**Task goal**
Find the lines holding the string "this" in the data, then copy all of them.

**Data listing**
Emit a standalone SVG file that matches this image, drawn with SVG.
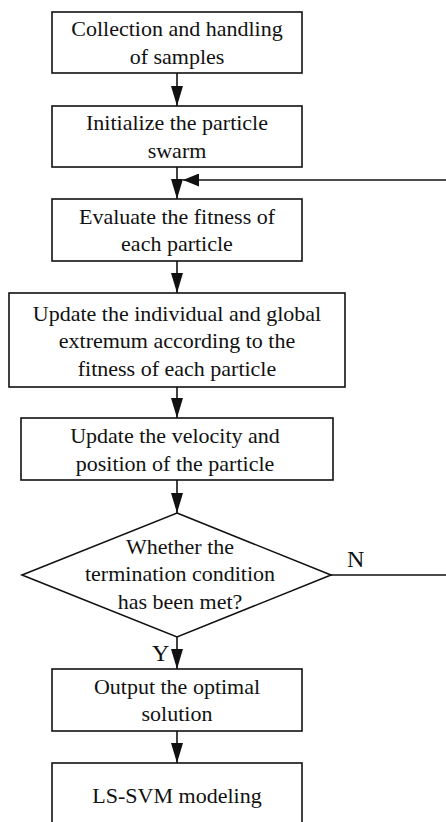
---
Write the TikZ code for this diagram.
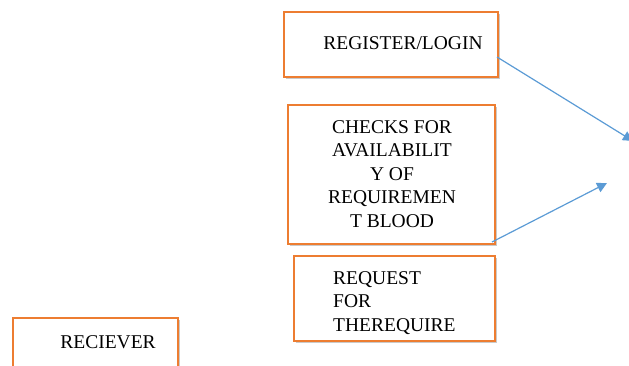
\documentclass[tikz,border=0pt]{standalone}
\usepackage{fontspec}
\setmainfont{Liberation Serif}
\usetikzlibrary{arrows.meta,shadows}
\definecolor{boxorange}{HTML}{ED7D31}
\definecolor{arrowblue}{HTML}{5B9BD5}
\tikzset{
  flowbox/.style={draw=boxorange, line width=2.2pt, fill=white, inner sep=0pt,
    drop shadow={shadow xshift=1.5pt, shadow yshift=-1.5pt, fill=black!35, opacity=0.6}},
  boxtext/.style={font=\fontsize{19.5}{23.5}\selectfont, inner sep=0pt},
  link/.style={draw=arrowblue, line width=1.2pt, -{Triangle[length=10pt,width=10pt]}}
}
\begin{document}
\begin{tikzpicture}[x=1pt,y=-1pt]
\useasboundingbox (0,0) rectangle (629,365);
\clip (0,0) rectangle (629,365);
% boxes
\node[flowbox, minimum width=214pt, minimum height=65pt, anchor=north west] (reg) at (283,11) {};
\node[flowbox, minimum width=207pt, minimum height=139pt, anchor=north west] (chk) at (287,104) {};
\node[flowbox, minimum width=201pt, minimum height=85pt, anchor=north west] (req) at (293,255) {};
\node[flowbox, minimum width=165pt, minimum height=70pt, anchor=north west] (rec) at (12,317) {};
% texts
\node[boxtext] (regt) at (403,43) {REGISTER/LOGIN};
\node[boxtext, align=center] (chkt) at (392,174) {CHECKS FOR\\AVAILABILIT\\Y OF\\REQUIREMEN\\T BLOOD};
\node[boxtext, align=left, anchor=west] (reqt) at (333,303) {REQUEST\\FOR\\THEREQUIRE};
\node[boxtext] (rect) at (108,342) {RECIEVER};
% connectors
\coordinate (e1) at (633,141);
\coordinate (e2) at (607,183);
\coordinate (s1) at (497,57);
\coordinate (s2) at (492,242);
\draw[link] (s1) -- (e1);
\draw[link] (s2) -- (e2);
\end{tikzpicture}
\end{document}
==
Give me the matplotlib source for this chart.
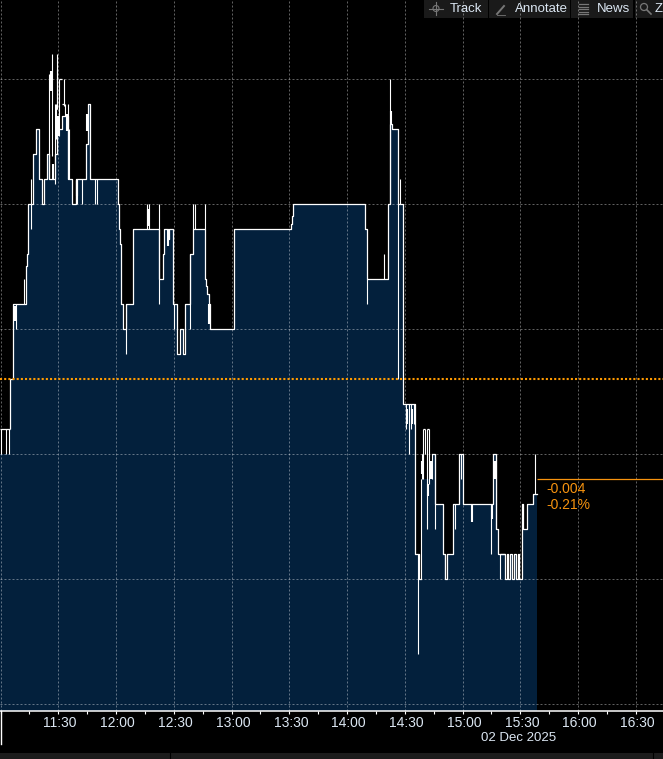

**Result below**
Emit a standalone SVG file that matches this image, drawn with SVG.
Write the TikZ code for this diagram.
Give me the matplotlib source for this chart.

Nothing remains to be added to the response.